Berkeley Research Impact Initiative (BRII)
The goal of a new pilot, sponsored by the Vice Chancellor for Research and the University Librarian, is to advance the impact of UC Berkeley research by subsidizing Berkeley faculty members, post-docs, and graduate students who want to make their journal articles free to all readers immediately upon publication. Find out how to apply for funds at the BRII website.
Scholarly communication is the system by which information is created (by scholars), distributed (by publishers), and disseminated, preserved, and organized (by libraries). The soaring cost of published information has put this system at risk.
Scholarly Communication at Risk
- Scholars: As scholars and researchers, you create scholarly information: You write articles. You edit journals. You provide quality control in the form of peer review. You do all of this for free.

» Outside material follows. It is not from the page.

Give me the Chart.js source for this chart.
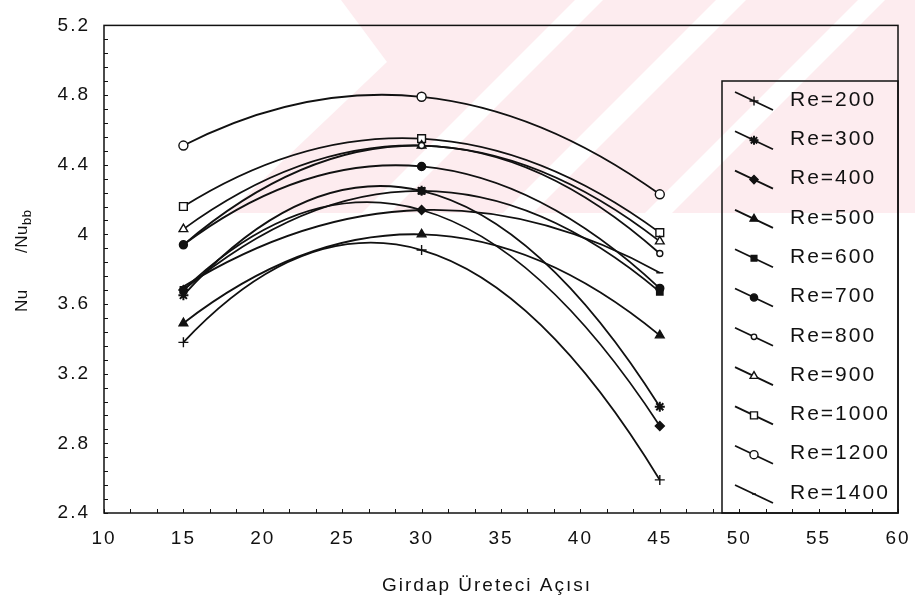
<!DOCTYPE html>
<html>
<head>
<meta charset="utf-8">
<script src="https://cdn.jsdelivr.net/npm/chart.js@4.4.0/dist/chart.umd.min.js"></script>
<style>
    html, body { margin: 0; padding: 0; background: #fff; }
    #wrap { width: 915px; height: 596px; }
</style>
</head>
<body>
<div id="wrap"><canvas id="nuChart" width="915" height="596"></canvas></div>
<script>
// Girdap üreteci açısı (x ekseni)
var angles = [15, 30, 45];
var reLabels = ['Re=200', 'Re=300', 'Re=400', 'Re=500', 'Re=600', 'Re=700',
                'Re=800', 'Re=900', 'Re=1000', 'Re=1200', 'Re=1400'];

// Nu/Nu_bb degerleri, aci sirasiyla 15, 30, 45
var re200  = [3.38, 3.91, 2.59];
var re300  = [3.65, 4.25, 3.01];
var re400  = [3.68, 4.14, 2.90];
var re500  = [3.49, 4.00, 3.42];
var re600  = [3.68, 4.25, 3.67];
var re700  = [3.94, 4.39, 3.69];
var re800  = [3.94, 4.51, 3.89];
var re900  = [4.03, 4.51, 3.96];
var re1000 = [4.16, 4.55, 4.01];
var re1200 = [4.51, 4.79, 4.23];
var re1400 = [3.70, 4.14, 3.78];

var xTicks = [10, 15, 20, 25, 30, 35, 40, 45, 50, 55, 60];
var yTicks = [2.4, 2.8, 3.2, 3.6, 4, 4.4, 4.8, 5.2];

var seriesValues = [re200, re300, re400, re500, re600, re700, re800, re900, re1000, re1200, re1400];

// isaret stilleri
var pointStyles = ['cross', 'star', 'rectRot', 'triangle', 'rect', 'circle', 'circle', 'triangle', 'rect', 'circle', 'line'];
var filled      = [false, true, true, true, true, true, false, false, false, false, false];
var radii       = [5, 5, 4.5, 5, 4.5, 4, 3, 5, 5.5, 4.5, 3.5];

var FONT = '"Liberation Sans", Arial, sans-serif';
var INK = '#111';

Chart.defaults.font.family = FONT;
Chart.defaults.color = INK;

// Soluk pembe filigran (arka plan)
var watermark = {
    id: 'watermark',
    beforeDraw: function (chart) {
        var ctx = chart.ctx;
        ctx.save();
        ctx.fillStyle = '#fff';
        ctx.fillRect(0, 0, chart.width, chart.height);
        ctx.fillStyle = '#fdecef';
        ctx.beginPath();
        ctx.moveTo(341, 0); ctx.lineTo(915, 0); ctx.lineTo(915, 213);
        ctx.lineTo(228, 213); ctx.lineTo(387, 62);
        ctx.closePath();
        ctx.fill();
        ctx.fillStyle = '#fff';
        [[575, 28], [716, 30], [858, 27]].forEach(function (s) {
            ctx.beginPath();
            ctx.moveTo(s[0], 0); ctx.lineTo(s[0] + s[1], 0);
            ctx.lineTo(s[0] + s[1] - 213, 213); ctx.lineTo(s[0] - 213, 213);
            ctx.closePath();
            ctx.fill();
        });
        ctx.restore();
        ctx.letterSpacing = '2px';
    }
};

// Uc noktadan gecen parabol: bezier kontrol noktalarini parabol teğetine göre ayarla
var parabola = {
    id: 'parabola',
    beforeDatasetsDraw: function (chart) {
        chart.data.datasets.forEach(function (ds, i) {
            var meta = chart.getDatasetMeta(i);
            var p = meta.data;
            if (p.length !== 3) return;
            meta.dataset.updateControlPoints(chart.chartArea, 'x');
            var a = p[0], b = p[1], c = p[2];
            function slope(x) {
                return a.y * ((x - b.x) + (x - c.x)) / ((a.x - b.x) * (a.x - c.x))
                     + b.y * ((x - a.x) + (x - c.x)) / ((b.x - a.x) * (b.x - c.x))
                     + c.y * ((x - a.x) + (x - b.x)) / ((c.x - a.x) * (c.x - b.x));
            }
            [[a, b], [b, c]].forEach(function (seg) {
                var s = seg[0], e = seg[1];
                var h = (e.x - s.x) / 3;
                s.cp2x = s.x + h; s.cp2y = s.y + slope(s.x) * h;
                e.cp1x = e.x - h; e.cp1y = e.y - slope(e.x) * h;
            });
            meta.dataset._path = undefined;
        });
    }
};

// Cerceve, ic tik cizgileri, lejant ve eksen basliklari
var decorations = {
    id: 'decorations',
    afterDraw: function (chart) {
        var ctx = chart.ctx;
        var a = chart.chartArea;
        var x = chart.scales.x, y = chart.scales.y;
        ctx.save();
        ctx.strokeStyle = INK;
        ctx.lineWidth = 1.5;
        ctx.strokeRect(a.left, a.top, a.right - a.left, a.bottom - a.top);

        ctx.lineWidth = 1;
        ctx.beginPath();
        for (var v = 10; v <= 60.001; v += 5 / 3) {
            var px = Math.round(x.getPixelForValue(v)) + 0.5;
            ctx.moveTo(px, a.bottom); ctx.lineTo(px, a.bottom - 4);
        }
        for (var w = 2.4; w <= 5.2001; w += 0.08) {
            var py = Math.round(y.getPixelForValue(w)) + 0.5;
            ctx.moveTo(a.left, py); ctx.lineTo(a.left + 4, py);
        }
        ctx.stroke();

        // lejant
        var left = 722, top = 81;
        ctx.lineWidth = 1.5;
        ctx.strokeRect(left, top, a.right - left, a.bottom - top);
        ctx.font = '21px ' + FONT;
        ctx.letterSpacing = '2px';
        ctx.textBaseline = 'middle';
        ctx.textAlign = 'left';
        chart.data.datasets.forEach(function (ds, i) {
            var cy = 100 + i * 39.3;
            ctx.strokeStyle = INK;
            ctx.lineWidth = 1.8;
            ctx.beginPath();
            ctx.moveTo(735, cy - 8);
            ctx.lineTo(773, cy + 10);
            ctx.stroke();
            ctx.fillStyle = ds.pointBackgroundColor;
            ctx.lineWidth = ds.pointBorderWidth;
            Chart.helpers.drawPoint(ctx, {
                pointStyle: ds.pointStyle, rotation: 0,
                radius: ds.pointStyle === 'line' ? 2 : ds.pointRadius * 0.9, borderWidth: ds.pointBorderWidth
            }, 754, cy + 1);
            ctx.fillStyle = INK;
            ctx.fillText(ds.label, 790, cy);
        });

        // x ekseni basligi
        ctx.font = '19px ' + FONT;
        ctx.textAlign = 'center';
        ctx.fillText('Girdap Üreteci Açısı', 487, 586);

        // y ekseni basligi
        ctx.letterSpacing = '0.5px';
        ctx.translate(27, 312);
        ctx.rotate(-Math.PI / 2);
        ctx.textAlign = 'left';
        ctx.textBaseline = 'alphabetic';
        ctx.font = '17px ' + FONT;
        ctx.fillText('Nu', 0, 0);
        ctx.fillText('/Nu', 59, 0);
        var sub = 59 + ctx.measureText('/Nu').width;
        ctx.font = '13px ' + FONT;
        ctx.fillText('bb', sub, 4);
        ctx.restore();
    }
};

var datasets = seriesValues.map(function (vals, i) {
    return {
        label: reLabels[i],
        data: angles.map(function (ang, j) { return { x: ang, y: vals[j] }; }),
        borderColor: INK,
        borderWidth: 1.8,
        tension: 0.4,
        fill: false,
        pointStyle: pointStyles[i],
        pointRadius: radii[i],
        pointBorderWidth: pointStyles[i] === 'star' ? 2 : 1.4,
        pointBorderColor: INK,
        pointBackgroundColor: filled[i] ? INK : '#fff'
    };
});

var ctx = document.getElementById('nuChart').getContext('2d');
var nuChart = new Chart(ctx, {
    type: 'line',
    data: { datasets: datasets },
    options: {
        responsive: false,
        animation: false,
        layout: { padding: { left: 0, right: 17, top: 18, bottom: 0 } },
        plugins: {
            legend: { display: false },
            tooltip: { enabled: false }
        },
        scales: {
            x: {
                type: 'linear',
                min: 10,
                max: 60,
                grid: { display: false, drawTicks: false },
                border: { display: false },
                ticks: { padding: 14, color: INK, font: { size: 19 }, maxRotation: 0 },
                afterBuildTicks: function (s) { s.ticks = xTicks.map(function (v) { return { value: v }; }); },
                afterFit: function (s) { s.height = 596 - 513; s.paddingLeft = 0; s.paddingRight = 0; }
            },
            y: {
                type: 'linear',
                min: 2.4,
                max: 5.2,
                grid: { display: false, drawTicks: false },
                border: { display: false },
                ticks: { padding: 14, color: INK, font: { size: 19 }, callback: function (v) { return String(v); } },
                afterBuildTicks: function (s) { s.ticks = yTicks.map(function (v) { return { value: v }; }); },
                afterFit: function (s) { s.width = 104; }
            }
        }
    },
    plugins: [watermark, parabola, decorations]
});
</script>
</body>
</html>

- Publishers: Publishers – many of them multi-billion dollar, global corporations – sell this information back to the academy at increasingly unjustifiable prices. At the same time, the number of scholarly monographs produced continues to grow.
- Libraries: As journal prices continue to rise and as monograph production grows, university budgets cannot keep up. Even the greatest libraries are collecting a declining percentage of published scholarly output.
The fundamental mission of the University as stated in the Academic Personnel Manual (APM) is to "discover knowledge and to disseminate it" to colleagues, students, and society at large. The crisis in scholarly communication threatens not only to reduce your access to scholarly material but also limits the dissemination of your scholarly output. As stated in Resolution I by the UC Systemwide Library and Scholarly Information Advisory Committee, "Scholarly communication is in a state of crisis that threatens to compromise the University of California's core mission."
The Internet gives publishers new opportunities for generating revenue. Now, publishers can charge licensing fees for their online content. In other words, instead of paying one-time fees to own online resources, libraries often "rent" them. At the same time, the Internet has the potential to give you, as an author, more control over how your work is disseminated. Rather than relying on a publisher to distribute your work, you can post your own research findings on eScholarship. This makes your work available not just to those who happen to be affiliated with institutions that subscribe to the journal but to anyone, anywhere with access to the Internet.
The goal of this website is:
- To share information about scholarly communication and describe how the crisis affects you, the Berkeley faculty.
- To give you information on what you can do to support changes in the current system and how to take advantage of new technologies.
- To invite you to tell us what you think.